McElwee goes to meet Michael Pizer and Josh Cornbluth, the producer and star interested in having him direct a fiction film. They have lunch and discuss the film. Miramax has put forth a couple hundred thousand dollars for the film, which the producer sees as indicating mild interest.
Salvador spends most of his spare time reading religious books, and sees the accident as a test from God to see how he'd react to adversity. McElwee marvels at his faith and comments that he keeps finding himself at church with a camera: his earliest jobs in cinematography were filming church services. While at a church, McElwee films a woman engrossed with something or someone—presumably the statue she is staring at, murmuring, unaware of Ross's camera about 2 feet away. Salvador is approached by Rescue 911, which offers to fly Peña's family to the U.S. if Peña will sign a contract with them and quit cooperating with all other filmings, including McElwee's. McElwee tells Peña to take the offer, as the television show can help Peña much more monetarily than he can.
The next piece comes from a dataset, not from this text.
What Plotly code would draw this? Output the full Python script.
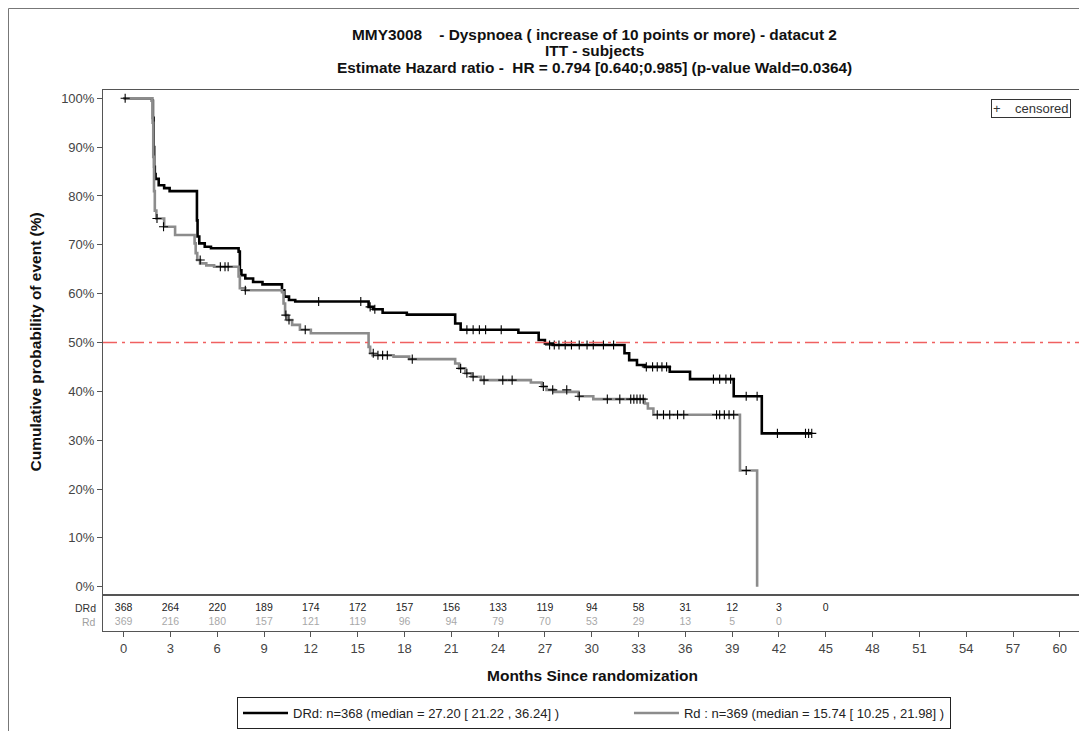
import plotly.graph_objects as go

# ---------------- data ----------------
drd_time = [0, 1.82, 1.88, 1.92, 1.96, 2.0, 2.05, 2.25, 2.6, 2.95, 4.70, 4.74, 4.85, 5.2, 5.6,
            7.37, 7.45, 7.55, 7.8, 8.3, 8.9, 10.15, 10.3, 10.6, 11.0, 15.7, 16.0, 16.6, 18.15,
            21.25, 21.6, 25.3, 26.6, 27.0, 27.5, 32.1, 32.4, 32.9, 33.4, 35.0, 36.3, 39.1, 40.9, 44.1]
drd_cum = [100, 99.5, 96, 90, 86, 84.5, 83.5, 82.2, 81.6, 81.0, 75, 71.7, 70.3, 69.6, 69.3,
           68.6, 64.8, 63.8, 63.1, 62.4, 61.9, 60.7, 59.4, 58.7, 58.4, 57.3, 56.8, 56.1, 55.7,
           53.9, 52.6, 52.0, 50.5, 49.8, 49.5, 47.8, 46.4, 45.4, 45.0, 44.0, 42.5, 39.0, 31.4, 31.4]

rd_time = [0, 1.82, 1.86, 1.9, 1.95, 2.0, 2.1, 2.6, 3.3, 4.55, 4.62, 4.72, 4.9, 5.3, 5.8,
           7.37, 7.45, 7.8, 10.15, 10.25, 10.35, 10.5, 10.8, 11.3, 12.0, 15.7, 15.8, 15.95, 17.3, 18.3,
           21.25, 21.5, 21.9, 22.3, 22.9, 26.1, 26.8, 27.1, 27.6, 29.15, 30.1, 33.4, 33.6, 33.95,
           39.5, 40.6]
rd_cum = [100, 99.5, 95, 88, 81, 77, 75.4, 73.7, 72.0, 70.3, 68.3, 66.9, 66.2, 65.8, 65.5,
          63.5, 61.1, 60.7, 60.3, 58.0, 55.6, 54.6, 53.6, 52.6, 51.9, 49.1, 47.8, 47.4, 47.1, 46.6,
          45.7, 44.7, 43.7, 43.0, 42.3, 41.8, 41.0, 40.3, 39.9, 39.0, 38.4, 37.5, 36.5, 35.2,
          23.8, 0.0]

drd_cens_time = [0.1, 12.5, 15.2, 15.8, 16.1, 22.0, 22.4, 22.8, 23.2, 24.2, 27.3, 27.6, 27.9, 28.3,
                 28.7, 29.2, 29.7, 30.1, 30.75, 31.4, 33.5, 33.9, 34.2, 34.5, 34.8, 37.8, 38.2,
                 38.6, 38.9, 39.9, 40.6, 41.9, 43.7, 43.9, 44.1]
drd_cens_cum = [100, 58.4, 58.4, 57.3, 56.8, 52.6, 52.6, 52.6, 52.6, 52.6, 49.5, 49.5, 49.5, 49.5,
                49.5, 49.5, 49.5, 49.5, 49.5, 49.5, 45.0, 45.0, 45.0, 45.0, 45.0, 42.5, 42.5,
                42.5, 42.5, 39.0, 39.0, 31.4, 31.4, 31.4, 31.4]

rd_cens_time = [2.14, 2.56, 4.91, 6.2, 6.5, 6.7, 7.8, 10.4, 10.6, 11.64, 16.0, 16.3, 16.6, 16.9, 18.5,
                21.6, 22.0, 22.4, 23.1, 24.3, 24.9, 26.9, 27.5, 28.4, 29.2, 31.0, 31.8, 32.5, 32.7,
                32.9, 33.1, 33.3, 34.2, 34.6, 35.0, 35.5, 35.9, 38.0, 38.2, 38.5, 38.8, 39.1, 39.9]
rd_cens_cum = [75.4, 73.7, 66.9, 65.5, 65.5, 65.5, 60.7, 55.6, 54.6, 52.6, 47.8, 47.4, 47.4, 47.4, 46.6,
               44.7, 43.7, 43.0, 42.3, 42.3, 42.3, 41.0, 40.3, 40.3, 39.0, 38.4, 38.4, 38.4, 38.4,
               38.4, 38.4, 38.4, 35.2, 35.2, 35.2, 35.2, 35.2, 35.2, 35.2, 35.2, 35.2, 35.2, 23.8]

risk_months = [0, 3, 6, 9, 12, 15, 18, 21, 24, 27, 30, 33, 36, 39, 42, 45]
drd_at_risk = [368, 264, 220, 189, 174, 172, 157, 156, 133, 119, 94, 58, 31, 12, 3, 0]
rd_at_risk = [369, 216, 180, 157, 121, 119, 96, 94, 79, 70, 53, 29, 13, 5, 0]

x_ticks = list(range(0, 61, 3))
y_ticks = list(range(0, 101, 10))
y_ticktext = [f"{v}%" for v in y_ticks]
median_ref = 50

drd_name = "DRd: n=368 (median = 27.20 [ 21.22 , 36.24] )"
rd_name = "Rd : n=369 (median = 15.74 [ 10.25 , 21.98] )"
title_lines = ["MMY3008\u00a0\u00a0\u00a0 - Dyspnoea ( increase of 10 points or more) - datacut 2",
               "ITT - subjects",
               "Estimate Hazard ratio -\u00a0 HR = 0.794 [0.640;0.985] (p-value Wald=0.0364)"]

# ---------------- figure ----------------
# page body has an 8px margin: work in reference-image pixel coordinates and shift
OFF = 8
W, H = 1087 - OFF, 731 - OFF
ML, MR, MT, MB = 103 - OFF, 5, 90 - OFF, 100
PH = H - MT - MB
PW = W - ML - MR
TABLE_H = 36
FONT = "Liberation Sans, Arial, sans-serif"
NARROW = "Liberation Sans Narrow, Arial Narrow, Liberation Sans, Arial, sans-serif"
GRAY = "#8c8c8c"
AX = "#555555"


def py(p):
    return (H - MB - (p - OFF)) / PH


def px(p):
    return (p - OFF - ML) / PW


fig = go.Figure()

fig.add_trace(go.Scatter(x=drd_time, y=drd_cum, mode="lines", line=dict(color="black", width=2.6, shape="hv"),
                         name=drd_name + "\u2003" * 5, xaxis="x2", yaxis="y"))
fig.add_trace(go.Scatter(x=rd_time, y=rd_cum, mode="lines", line=dict(color=GRAY, width=2.6, shape="hv"),
                         name=rd_name, xaxis="x2", yaxis="y"))
for t, c in [(drd_cens_time, drd_cens_cum), (rd_cens_time, rd_cens_cum)]:
    fig.add_trace(go.Scatter(x=t, y=c, mode="markers", showlegend=False, xaxis="x2", yaxis="y",
                             marker=dict(symbol="cross-thin", size=6.5, color="black",
                                         line=dict(color="black", width=1.1))))

fig.add_trace(go.Scatter(x=risk_months, y=[0.64] * len(risk_months), mode="text",
                         text=[str(v) for v in drd_at_risk], showlegend=False, xaxis="x", yaxis="y2",
                         textfont=dict(family=FONT, size=10.5, color="#222222")))
fig.add_trace(go.Scatter(x=risk_months[:len(rd_at_risk)], y=[0.25] * len(rd_at_risk), mode="text",
                         text=[str(v) for v in rd_at_risk], showlegend=False, xaxis="x", yaxis="y2",
                         textfont=dict(family=FONT, size=10.5, color="#a8a8a8")))

dom = TABLE_H / PH
xr = [-1.32, 61.42]
fig.update_layout(
    width=W, height=H,
    margin=dict(l=ML, r=MR, t=MT, b=MB, autoexpand=False),
    paper_bgcolor="white", plot_bgcolor="white",
    font=dict(family=FONT, color="#333333"),
    xaxis=dict(domain=[0, 1], anchor="y2", range=xr, tickvals=x_ticks, ticks="outside", ticklen=5,
               tickcolor=AX, showline=True, linecolor=AX, linewidth=1, mirror=True, showgrid=False,
               zeroline=False, tickfont=dict(family=FONT, size=13, color="#444444")),
    xaxis2=dict(domain=[0, 1], anchor="y", matches="x", range=xr, showticklabels=False, ticks="",
                showline=True, linecolor=AX, linewidth=1, mirror=True, showgrid=False, zeroline=False),
    yaxis=dict(domain=[dom, 1], anchor="x2", range=[-1.7, 101.7], tickvals=y_ticks, ticktext=y_ticktext,
               ticks="outside", ticklen=5, tickcolor=AX, showline=True, linecolor=AX, linewidth=1,
               mirror=True, showgrid=False, zeroline=False,
               tickfont=dict(family=FONT, size=13, color="#444444")),
    yaxis2=dict(domain=[0, dom], anchor="x", range=[0, 1], showticklabels=False, ticks="",
                showline=True, linecolor=AX, linewidth=1, mirror=True, showgrid=False, zeroline=False),
    showlegend=True,
    legend=dict(orientation="h", x=px(594), xanchor="center", y=py(697), yanchor="top",
                bordercolor="#222222", borderwidth=1, bgcolor="white",
                font=dict(family=NARROW, size=13, color="#222222"), itemwidth=45,
                tracegroupgap=0),
)

fig.add_shape(type="line", xref="x2 domain", x0=0, x1=1, yref="y", y0=median_ref, y1=median_ref,
              line=dict(color="#f06060", width=1.5, dash="14px,5px,3px,5px"))
# outer frame (left and top edges visible)
fig.add_shape(type="rect", xref="paper", yref="paper", x0=px(8.5), x1=px(1100), y0=py(745), y1=py(8.5),
              line=dict(color="#777777", width=1))

for txt, yy in zip(title_lines, [34, 51, 68]):
    fig.add_annotation(text=f"<b>{txt}</b>", xref="paper", yref="paper", x=px(594), y=py(yy),
                       xanchor="center", yanchor="middle", showarrow=False,
                       font=dict(family=FONT, size=15.4, color="#111111"))

fig.add_annotation(text="<b>Cumulative probability of event (%)</b>", xref="paper", yref="y domain",
                   x=px(35), y=0.5, textangle=-90, xanchor="center", yanchor="middle", showarrow=False,
                   font=dict(family=FONT, size=15.5, color="#111111"))
fig.add_annotation(text="<b>Months Since randomization</b>", xref="paper", yref="paper",
                   x=px(592), y=py(675), xanchor="center", yanchor="middle", showarrow=False,
                   font=dict(family=FONT, size=15.5, color="#111111"))

fig.add_annotation(text="DRd", xref="paper", yref="y2", x=px(98), y=0.64, xanchor="right",
                   yanchor="middle", showarrow=False, font=dict(family=FONT, size=10.5, color="#333333"))
fig.add_annotation(text="Rd", xref="paper", yref="y2", x=px(98), y=0.25, xanchor="right",
                   yanchor="middle", showarrow=False, font=dict(family=FONT, size=10.5, color="#a0a0a0"))

fig.add_annotation(text="+    censored", xref="paper", yref="paper", x=px(1071), y=py(99),
                   xanchor="right", yanchor="top", showarrow=False, bordercolor="#333333", borderwidth=1,
                   borderpad=1, bgcolor="white", font=dict(family=FONT, size=13, color="#333333"))

fig.write_html("out.html")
Ross leaves Peña and goes to visit a camera obscura before returning home. The camera obscura has a rotating mirror in the ceiling, which reflects an image onto the floor. The image on the floor strikes McElwee as oddly distorted, its axes misaligned. McElwee returns home.
The film cuts to three years later. Miramax had hired McElwee but the project had been shelved. McElwee is filming his son Adrian. Adrian asks about the camera and microphone, then tells McElwee that he made a "mysterious picture of God," and says he talks to God and that God answers. Then he says his picture isn't of God, it just reminds him of God. At Adrian's urging, McElwee opens the window so Adrian can show his picture to God.
Then Adrian asks McElwee if he wants to go camping.
McElwee: "Ok. where are we going to go camping?"
Adrian: "Right here."
"Here in the playroom?
"Yeh." [grinning and shifting about] "So ... how do you go camping with a camera on your eye?"
McElwee puts the camera down. In voiceover he notes that God in Adrian's "mysterious picture of God" looks a bit like a movie camera, and that "overall things are going pretty well"--but that every time he starts to "relax into not worrying about life, something bizarre happens."